You write about underrepresented aspects of Berlin history, such as the East German Frauenbewegung of the 1980s and 1990s…
The Frauenbewegung was a diverse, queer women’s movement. A lot of what I see young people doing these days – I know it from 40 years ago! Maybe that’s why I’m out of step with all those folks from my generation who reject anything that’s ‘woke’ or queer or antiracist. I have had a lot of arguments about this. Because I absolutely stand on the side of the young. We should be concerning ourselves with all the injustices of the world.
As someone who speaks bluntly about gentrification and how the city has changed for the worse – how can Neuberliner*innen help preserve what’s great about the place?
When I talk about gentrification, I’m not bashing individuals who just happen to have money. It’s more about: How are we going to live together? And what is going to happen to the vulnerable, to the homeless, to the people that have sought asylum here? To be a Berliner, you need tolerance and respect.
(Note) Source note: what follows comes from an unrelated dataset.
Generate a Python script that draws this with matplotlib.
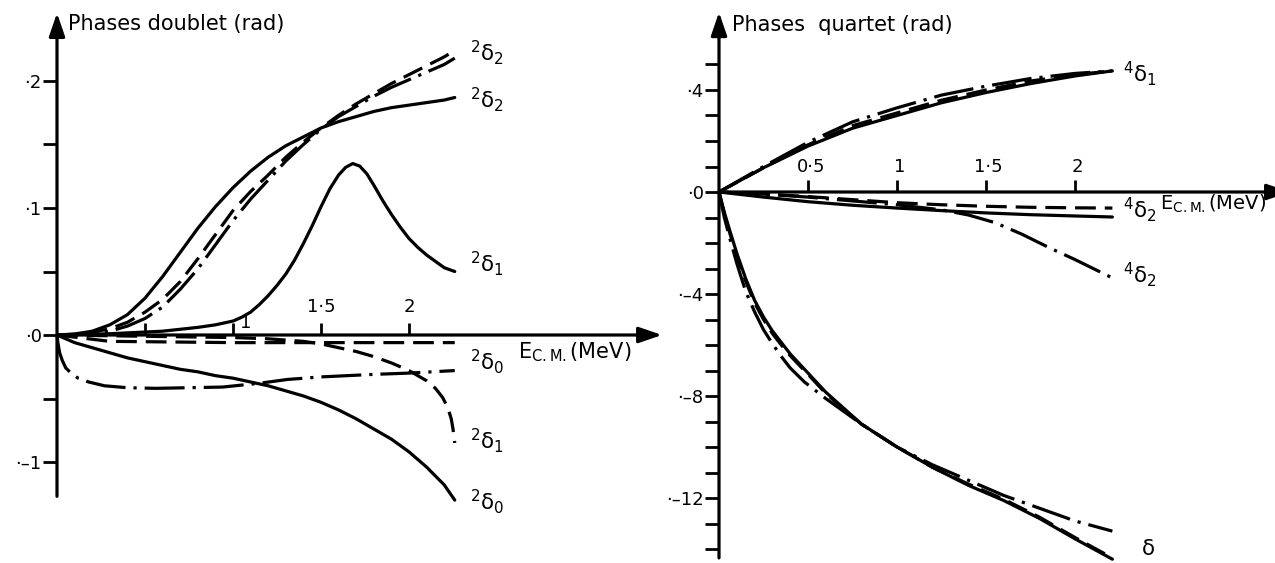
import matplotlib
matplotlib.use("Agg")
import matplotlib.pyplot as plt

plt.rcParams['font.family'] = ['DejaVu Sans']
plt.rcParams['mathtext.fontset'] = 'dejavusans'
plt.rcParams['lines.solid_joinstyle'] = 'round'
plt.rcParams['lines.dash_joinstyle'] = 'round'

# ---------------- doublet phases (left panel) ----------------
E_fine = [0, 0.1, 0.2, 0.3, 0.4, 0.5, 0.6, 0.7, 0.8, 0.9, 1.0, 1.1, 1.2, 1.3,
          1.4, 1.5, 1.6, 1.7, 1.8, 1.9, 2.0, 2.1, 2.2, 2.26]
# solid 2δ2
d2_sol_y = [0, 0.0008, 0.003, 0.008, 0.016, 0.029, 0.046, 0.065, 0.084, 0.101, 0.116,
            0.129, 0.140, 0.149, 0.156, 0.163, 0.168, 0.172, 0.176, 0.179, 0.181,
            0.183, 0.185, 0.187]
# dashed 2δ2
d2_dash_y = [0, 0.0005, 0.002, 0.005, 0.010, 0.018, 0.028, 0.042, 0.060, 0.079, 0.098,
             0.113, 0.126, 0.140, 0.152, 0.163, 0.173, 0.182, 0.190, 0.198, 0.205,
             0.212, 0.219, 0.224]
# dash-dot 2δ2
d2_dd_y = [0, 0.0003, 0.001, 0.003, 0.007, 0.013, 0.022, 0.036, 0.052, 0.071, 0.090,
           0.107, 0.122, 0.137, 0.150, 0.162, 0.172, 0.180, 0.188, 0.195, 0.201,
           0.207, 0.213, 0.218]
# solid 2δ0
d0_sol_y = [0, -0.006, -0.010, -0.014, -0.018, -0.021, -0.024, -0.027, -0.029, -0.032,
            -0.034, -0.037, -0.040, -0.044, -0.048, -0.053, -0.059, -0.066, -0.074,
            -0.082, -0.092, -0.104, -0.118, -0.130]
# solid 2δ1 (resonance)
d1_sol_E = [0, 0.3, 0.6, 0.8, 0.9, 1.0, 1.05, 1.1, 1.15, 1.2, 1.25, 1.3, 1.35, 1.4,
            1.45, 1.5, 1.55, 1.6, 1.64, 1.68, 1.72, 1.76, 1.8, 1.85, 1.9, 1.95, 2.0,
            2.05, 2.1, 2.15, 2.2, 2.26]
d1_sol_y = [0, 0.001, 0.003, 0.006, 0.008, 0.011, 0.014, 0.018, 0.024, 0.031, 0.039,
            0.048, 0.059, 0.072, 0.086, 0.101, 0.115, 0.126, 0.132, 0.135, 0.133,
            0.127, 0.118, 0.106, 0.095, 0.085, 0.076, 0.069, 0.063, 0.058, 0.053,
            0.050]
# dashed 2δ1
d1_dash_E = [0, 0.5, 1.0, 1.2, 1.4, 1.5, 1.6, 1.7, 1.8, 1.9, 2.0, 2.05, 2.1, 2.15,
             2.19, 2.22, 2.24, 2.25, 2.26]
d1_dash_y = [0, -0.001, -0.002, -0.003, -0.005, -0.007, -0.010, -0.013, -0.017,
             -0.022, -0.028, -0.032, -0.036, -0.042, -0.049, -0.057, -0.066, -0.074,
             -0.085]
# dashed 2δ0
d0_dash_E = [0, 0.3, 1.0, 2.26]
d0_dash_y = [0, -0.005, -0.006, -0.006]
# dash-dot 2δ0
d0_dd_E = [0, 0.005, 0.015, 0.03, 0.05, 0.08, 0.12, 0.18, 0.27, 0.4, 0.56, 0.75,
           0.94, 1.15, 1.31, 1.5, 1.8, 2.0, 2.26]
d0_dd_y = [0, -0.006, -0.014, -0.020, -0.026, -0.030, -0.034, -0.037, -0.040,
           -0.0415, -0.042, -0.0415, -0.041, -0.038, -0.035, -0.033, -0.031, -0.030,
           -0.028]

# ---------------- quartet phases (right panel) ----------------
q1_E = [0, 0.25, 0.5, 0.75, 1.0, 1.25, 1.5, 1.75, 2.0, 2.21]
q1_sol_y = [0, 0.95, 1.8, 2.5, 3.0, 3.5, 3.9, 4.25, 4.55, 4.75]
q1_dash_y = [0, 0.95, 1.85, 2.6, 3.1, 3.6, 4.0, 4.35, 4.6, 4.75]
q1_dd_y = [0, 1.0, 1.95, 2.75, 3.3, 3.8, 4.15, 4.45, 4.65, 4.75]

q2_E = [0, 0.25, 0.5, 0.75, 1.0, 1.25, 1.5, 1.75, 2.0, 2.21]
q2_sol_y = [0, -0.2, -0.38, -0.52, -0.63, -0.73, -0.82, -0.89, -0.94, -0.98]
q2_dash_y = [0, -0.08, -0.18, -0.3, -0.42, -0.5, -0.56, -0.6, -0.62, -0.63]
q2_dd_E = [0, 0.25, 0.5, 0.75, 1.0, 1.25, 1.4, 1.55, 1.7, 1.86, 2.0, 2.21]
q2_dd_y = [0, -0.08, -0.2, -0.35, -0.5, -0.7, -0.9, -1.2, -1.65, -2.2, -2.65, -3.37]

q0_E = [0, 0.03, 0.06, 0.1, 0.15, 0.2, 0.25, 0.3, 0.35, 0.4, 0.5, 0.6, 0.8, 1.0,
        1.2, 1.4, 1.6, 1.8, 2.0, 2.21]
q0_sol_y = [0, -0.8, -1.5, -2.4, -3.4, -4.25, -4.9, -5.45, -5.9, -6.35, -7.1, -7.85,
            -9.1, -10.0, -10.8, -11.5, -12.1, -12.8, -13.6, -14.4]
q0_dash_y = [0, -0.85, -1.6, -2.5, -3.5, -4.35, -5.0, -5.55, -6.0, -6.42, -7.15,
             -7.9, -9.1, -10.0, -10.8, -11.45, -12.05, -12.75, -13.55, -14.35]
q0_dd_E = [0, 0.03, 0.06, 0.1, 0.15, 0.2, 0.25, 0.3, 0.35, 0.4, 0.48, 0.6, 0.8, 1.0,
           1.2, 1.4, 1.6, 1.8, 2.0, 2.21]
q0_dd_y = [0, -1.0, -1.8, -2.8, -3.9, -4.7, -5.4, -5.95, -6.45, -6.9, -7.45, -8.1,
           -9.1, -10.0, -10.7, -11.3, -11.9, -12.4, -12.9, -13.3]

# axis ticks and labels
left_yticks = [-0.1, 0.0, 0.1, 0.2]
left_yticklabels = ['·–1', '·0', '·1', '·2']
left_yminor = [-0.05, 0.05, 0.15]
left_xticks = [0.5, 1.0, 1.5, 2.0]
left_xlabels = [(1.0, '1'), (1.5, '1·5'), (2.0, '2')]

right_yticks = list(range(-14, 6))
right_ylabel_map = {4: '·4', 0: '·0', -4: '·–4', -8: '·–8', -12: '·–12'}
right_xticks = [0.5, 1.0, 1.5, 2.0]
right_xlabels = [(0.5, '0·5'), (1.0, '1'), (1.5, '1·5'), (2.0, '2')]

LW = 2.3
DASH = (0, (6.5, 2.8))
DASHDOT = (0, (12.5, 2.5, 1.0, 2.5))
K = 'black'

W, H = 1275, 563
fig = plt.figure(figsize=(W / 100, H / 100), dpi=100)
fig.patch.set_facecolor('white')

axL = fig.add_axes([0, 0, 665 / W, 1])
axR = fig.add_axes([665 / W, 0, 610 / W, 1])

for ax in (axL, axR):
    ax.patch.set_visible(False)
    for s in ax.spines.values():
        s.set_visible(False)
    ax.spines['left'].set_position(('data', 0))
    ax.spines['bottom'].set_position(('data', 0))


def arrow_axis(ax, start, end, hl=0.7, hw=0.24):
    ax.annotate('', xy=end, xytext=start,
                arrowprops=dict(arrowstyle=f'-|>,head_length={hl},head_width={hw}',
                                lw=LW, color=K, mutation_scale=20,
                                shrinkA=0, shrinkB=0),
                annotation_clip=False)


def curve(ax, x, y, ls='-'):
    ax.plot(x, y, color=K, lw=LW, linestyle=ls, dash_capstyle='butt',
            solid_capstyle='round')


# ---- left panel ----
axL.set_xlim(-57 / 176, (665 - 57) / 176)
axL.set_ylim((335 - 563) / 1270, 335 / 1270)

arrow_axis(axL, (0, -0.127), (0, 0.2535))
arrow_axis(axL, (0, 0), ((662 - 57) / 176, 0))

axL.set_yticks(left_yticks, left_yticklabels)
axL.set_yticks(left_yminor, minor=True)
axL.tick_params(axis='y', which='both', direction='out', length=10, width=2,
                labelsize=13, pad=1, colors=K)
axL.set_xticks(left_xticks)
axL.tick_params(axis='x', which='major', direction='in', length=9, width=2,
                labelbottom=False)
axL.tick_params(axis='x', which='minor', length=0)
for xv, txt in left_xlabels:
    dx, yy = (0.07, 0.0095) if txt == '1' else (0.0, 0.022)
    axL.text(xv + dx, yy, txt, ha='center', va='center', fontsize=13)

curve(axL, E_fine, d2_sol_y)
curve(axL, E_fine, d2_dash_y, DASH)
curve(axL, E_fine, d2_dd_y, DASHDOT)
curve(axL, d1_sol_E, d1_sol_y)
curve(axL, d1_dash_E, d1_dash_y, DASH)
curve(axL, d0_dash_E, d0_dash_y, DASH)
curve(axL, d0_dd_E, d0_dd_y, DASHDOT)
curve(axL, E_fine, d0_sol_y)

axL.text(0.0625, 0.245, 'Phases doublet (rad)', fontsize=15, va='center', ha='left')
axL.text(2.62, -0.0135, r'$\mathrm{E}_{\mathrm{C.M.}}$(MeV)', fontsize=15,
         va='center', ha='left')

left_curve_labels = [
    (0.222, r'$^{2}\mathrm{\delta}_{2}$'),
    (0.185, r'$^{2}\mathrm{\delta}_{2}$'),
    (0.056, r'$^{2}\mathrm{\delta}_{1}$'),
    (-0.021, r'$^{2}\mathrm{\delta}_{0}$'),
    (-0.083, r'$^{2}\mathrm{\delta}_{1}$'),
    (-0.131, r'$^{2}\mathrm{\delta}_{0}$'),
]
for yy, txt in left_curve_labels:
    axL.text(2.345, yy, txt, fontsize=15.5, va='center', ha='left')

# ---- right panel ----
axR.set_xlim((665 - 719) / 178, (1275 - 719) / 178)
axR.set_ylim((192 - 563) / 25.5, 192 / 25.5)

arrow_axis(axR, (0, -14.35), (0, 7.05))
arrow_axis(axR, (0, 0), ((1290 - 719) / 178, 0))

axR.set_yticks(right_yticks, [right_ylabel_map.get(v, '') for v in right_yticks])
axR.tick_params(axis='y', direction='out', length=10, width=2,
                labelsize=13, pad=1, colors=K)
axR.set_xticks(right_xticks)
axR.tick_params(axis='x', direction='in', length=9, width=2, labelbottom=False)
for xv, txt in right_xlabels:
    axR.text(xv + 0.015, 1.0, txt, ha='center', va='center', fontsize=13)

curve(axR, q1_E, q1_sol_y)
curve(axR, q1_E, q1_dash_y, DASH)
curve(axR, q1_E, q1_dd_y, DASHDOT)
curve(axR, q2_E, q2_sol_y)
curve(axR, q2_E, q2_dash_y, DASH)
curve(axR, q2_dd_E, q2_dd_y, DASHDOT)
curve(axR, q0_E, q0_sol_y)
curve(axR, q0_E, q0_dash_y, DASH)
curve(axR, q0_dd_E, q0_dd_y, DASHDOT)

axR.text(0.073, 6.55, 'Phases  quartet (rad)', fontsize=15, va='center', ha='left')
axR.text(2.475, -0.45, r'$\mathrm{E}_{\mathrm{C.M.}}$(MeV)', fontsize=14,
         va='center', ha='left')

right_curve_labels = [
    (4.65, r'$^{4}\mathrm{\delta}_{1}$'),
    (-0.7, r'$^{4}\mathrm{\delta}_{2}$'),
    (-3.25, r'$^{4}\mathrm{\delta}_{2}$'),
]
for yy, txt in right_curve_labels:
    axR.text(2.27, yy, txt, fontsize=15.5, va='center', ha='left')
axR.text(2.37, -14.0, r'$\mathrm{\delta}$', fontsize=15.5, va='center', ha='left')

fig.savefig('out.png', dpi=100, facecolor='white')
And I have always liked that people here don’t take every- thing so seriously. Those old Berliner women would tell me the most horrible things, but tell them in such a way that you just had to laugh. That’s Berlin: the horror and the humour, deeply connected.
Annett Gröschner was born in Magdeburg in 1964 and moved to East Berlin in 1983, where she established herself on the fringes of the Prenzlauer Berg cultural underground. Since the 1990s, she has published reportage in German newspapers, written two celebrated novels and released numerous nonfiction books – most recently a collection of essays and sketches about contemporary Berlin, Berliner Bürger*Stuben. Palimpseste und Geschichten (Nautilus, 2020). Among her many prizes are the Anna-Seghers-Stipendium of the Akademie der Künste and the Großer Berliner Kunstpreis in 2021. Her next book, Die Bernauer Straße (be.bra), will be out early 2023.